Across the world, some 39% of adults, or more than 1.9bn people, were overweight in 2016. Of these more than 650mn were obese, according to the World Health Organisation. 
The prevalence of obesity has almost tripled in the past four decades and is still rising. Obesity is a “global pandemic in its own right,” the United Nations warned in 2020.
The coronavirus pandemic has highlighted the growing concerns. Obese people have a higher risk of suffering complications or dying from Covid-19, while also being vulnerable to diabetes, heart disease, stroke, and cancer. 
Being obese, which generally means having a body mass index of 30 or more, decreases lung capacity, and is linked to impaired immune function. 
Obese people diagnosed with Covid-19 are more than twice as likely to be hospitalised, 74% more likely to need an intensive care unit and 48% more likely to die, according to a study from the University of North Carolina at Chapel Hill. 
Research has also linked obesity to lower responses to numerous vaccines.
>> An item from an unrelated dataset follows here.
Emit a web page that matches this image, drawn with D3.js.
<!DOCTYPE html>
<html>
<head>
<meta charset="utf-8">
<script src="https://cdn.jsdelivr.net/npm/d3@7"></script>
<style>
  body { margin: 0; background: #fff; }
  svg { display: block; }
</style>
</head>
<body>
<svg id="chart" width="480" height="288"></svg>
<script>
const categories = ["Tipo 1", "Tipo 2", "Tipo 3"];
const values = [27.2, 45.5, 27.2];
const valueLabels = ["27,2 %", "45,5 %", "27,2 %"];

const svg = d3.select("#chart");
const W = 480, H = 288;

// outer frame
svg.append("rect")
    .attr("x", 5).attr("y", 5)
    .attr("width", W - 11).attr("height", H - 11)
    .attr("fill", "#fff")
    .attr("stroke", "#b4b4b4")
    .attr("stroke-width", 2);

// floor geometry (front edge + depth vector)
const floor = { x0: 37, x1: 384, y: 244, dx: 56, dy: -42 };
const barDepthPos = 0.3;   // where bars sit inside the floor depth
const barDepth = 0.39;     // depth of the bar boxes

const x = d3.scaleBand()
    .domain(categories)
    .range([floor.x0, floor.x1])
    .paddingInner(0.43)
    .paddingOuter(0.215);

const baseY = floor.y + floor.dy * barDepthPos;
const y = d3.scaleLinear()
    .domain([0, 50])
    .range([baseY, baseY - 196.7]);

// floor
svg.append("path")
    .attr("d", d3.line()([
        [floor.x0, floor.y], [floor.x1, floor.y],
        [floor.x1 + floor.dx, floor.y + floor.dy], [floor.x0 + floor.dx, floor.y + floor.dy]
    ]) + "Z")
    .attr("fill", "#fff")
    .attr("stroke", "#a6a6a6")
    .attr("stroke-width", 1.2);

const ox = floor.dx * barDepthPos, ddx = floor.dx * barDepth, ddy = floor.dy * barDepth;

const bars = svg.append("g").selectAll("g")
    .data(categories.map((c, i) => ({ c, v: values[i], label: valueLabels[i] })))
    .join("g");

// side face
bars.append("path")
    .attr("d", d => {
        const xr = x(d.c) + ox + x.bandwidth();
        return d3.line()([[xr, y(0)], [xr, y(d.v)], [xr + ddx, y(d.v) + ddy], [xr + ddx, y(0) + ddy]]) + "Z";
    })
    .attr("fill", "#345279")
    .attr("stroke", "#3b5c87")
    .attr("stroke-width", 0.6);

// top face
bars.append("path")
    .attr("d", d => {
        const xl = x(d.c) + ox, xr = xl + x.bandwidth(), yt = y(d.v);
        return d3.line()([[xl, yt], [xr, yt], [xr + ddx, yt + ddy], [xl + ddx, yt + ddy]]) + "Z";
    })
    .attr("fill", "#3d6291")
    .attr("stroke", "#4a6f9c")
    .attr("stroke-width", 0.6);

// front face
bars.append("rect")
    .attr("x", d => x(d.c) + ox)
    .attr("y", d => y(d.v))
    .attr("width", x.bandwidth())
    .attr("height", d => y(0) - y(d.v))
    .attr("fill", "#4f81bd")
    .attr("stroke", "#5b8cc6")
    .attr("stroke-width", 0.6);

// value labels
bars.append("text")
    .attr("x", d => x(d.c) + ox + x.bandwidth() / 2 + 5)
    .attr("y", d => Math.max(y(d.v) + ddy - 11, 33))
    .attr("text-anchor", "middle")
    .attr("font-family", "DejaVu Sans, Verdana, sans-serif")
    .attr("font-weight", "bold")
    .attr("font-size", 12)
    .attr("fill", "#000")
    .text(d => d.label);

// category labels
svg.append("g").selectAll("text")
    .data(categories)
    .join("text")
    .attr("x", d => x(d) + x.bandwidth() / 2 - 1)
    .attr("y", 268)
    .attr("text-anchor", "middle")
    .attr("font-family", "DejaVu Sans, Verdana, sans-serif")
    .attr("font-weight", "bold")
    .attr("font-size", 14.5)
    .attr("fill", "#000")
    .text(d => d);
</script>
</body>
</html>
Meanwhile, a UK survey found twice as many people put on weight as lost it during the initial pandemic lockdown in early 2020.
The reasons for obesity are complex.
Diet, genetics, lack of exercise and social environment all play a role. Fast-food restaurant meals, ultra-processed foods and soft drinks are among the culprits. 
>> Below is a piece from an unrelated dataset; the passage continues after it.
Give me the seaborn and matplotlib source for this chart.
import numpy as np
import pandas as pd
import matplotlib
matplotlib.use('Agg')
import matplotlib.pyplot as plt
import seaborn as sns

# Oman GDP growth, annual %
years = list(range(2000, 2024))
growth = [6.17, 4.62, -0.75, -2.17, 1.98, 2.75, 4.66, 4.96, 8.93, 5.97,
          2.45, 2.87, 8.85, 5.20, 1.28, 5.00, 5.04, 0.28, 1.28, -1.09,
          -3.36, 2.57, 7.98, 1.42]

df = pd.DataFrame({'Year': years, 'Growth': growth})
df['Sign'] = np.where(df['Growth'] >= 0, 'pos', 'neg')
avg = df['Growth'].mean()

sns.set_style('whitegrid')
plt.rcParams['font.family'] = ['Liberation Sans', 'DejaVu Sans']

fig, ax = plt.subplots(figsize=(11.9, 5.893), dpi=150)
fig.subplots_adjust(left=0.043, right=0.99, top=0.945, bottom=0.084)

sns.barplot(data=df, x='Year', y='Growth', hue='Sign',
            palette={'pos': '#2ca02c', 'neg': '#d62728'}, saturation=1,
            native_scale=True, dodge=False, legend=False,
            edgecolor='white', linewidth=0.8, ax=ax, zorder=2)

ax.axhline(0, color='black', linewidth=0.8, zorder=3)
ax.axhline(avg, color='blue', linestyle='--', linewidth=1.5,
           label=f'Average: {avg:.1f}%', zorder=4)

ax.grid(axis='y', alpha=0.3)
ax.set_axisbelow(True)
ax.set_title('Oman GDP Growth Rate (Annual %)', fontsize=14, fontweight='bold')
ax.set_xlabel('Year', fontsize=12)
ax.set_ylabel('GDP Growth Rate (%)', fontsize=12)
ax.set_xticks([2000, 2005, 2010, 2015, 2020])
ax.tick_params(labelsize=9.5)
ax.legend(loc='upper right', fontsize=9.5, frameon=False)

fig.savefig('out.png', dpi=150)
Industrially processed convenience food — usually loaded with salt, fat, sugar, and additives — makes up more than half of consumed calories in the US and UK, where it’s often cheaper than fresh food. 
Globally, more than 3bn people can’t afford healthy and nutritious diets, according to the UN.
The Gulf region, no doubt, has an acute ailment to treat with the high prevalence of obesity and diabetes. Combined overweight and obesity rates in GCC countries are estimated to be as high as 86% among women and 77% among men.
Over the decades, the oil windfall has brought unprecedented prosperity and economic growth to the GCC. But the resultant luxury-driven passive lifestyle has taken its toll. 
Obesity-related diseases may cost the six-nation Gulf Co-operation Council $68bn a year by 2022 in lost output and treatment costs, according to Booz & Co. 
If unhealthy eating and obesity aren’t tackled, related health costs will exceed $1.3tn a year in the next decade, according to UN estimates.
Over the last decade, government officials alarmed by the trend have taken action, mainly with targeted taxes and new food-labelling regulations. 
In the financial world, investors getting involved, too. At least 57 institutional investors with a combined $9.7tn in assets under management have signed up to the Access to Nutrition Initiative’s push for manufacturers to take a range of actions, such as linking management pay to food-quality targets and making healthy products more accessible. 
Fighting the global obesity pandemic envisages a complex web of medical intervention, economic impact, regulatory stipulations, and statistical numbers.
Longer-term, however, the key to keeping obesity and the resultant complications under check, according to most experts, narrows down to a simple formula: a healthy diet combined with a sustainable exercise regime. 
It’s also a straightforward equation that doesn’t burn a hole in your pockets.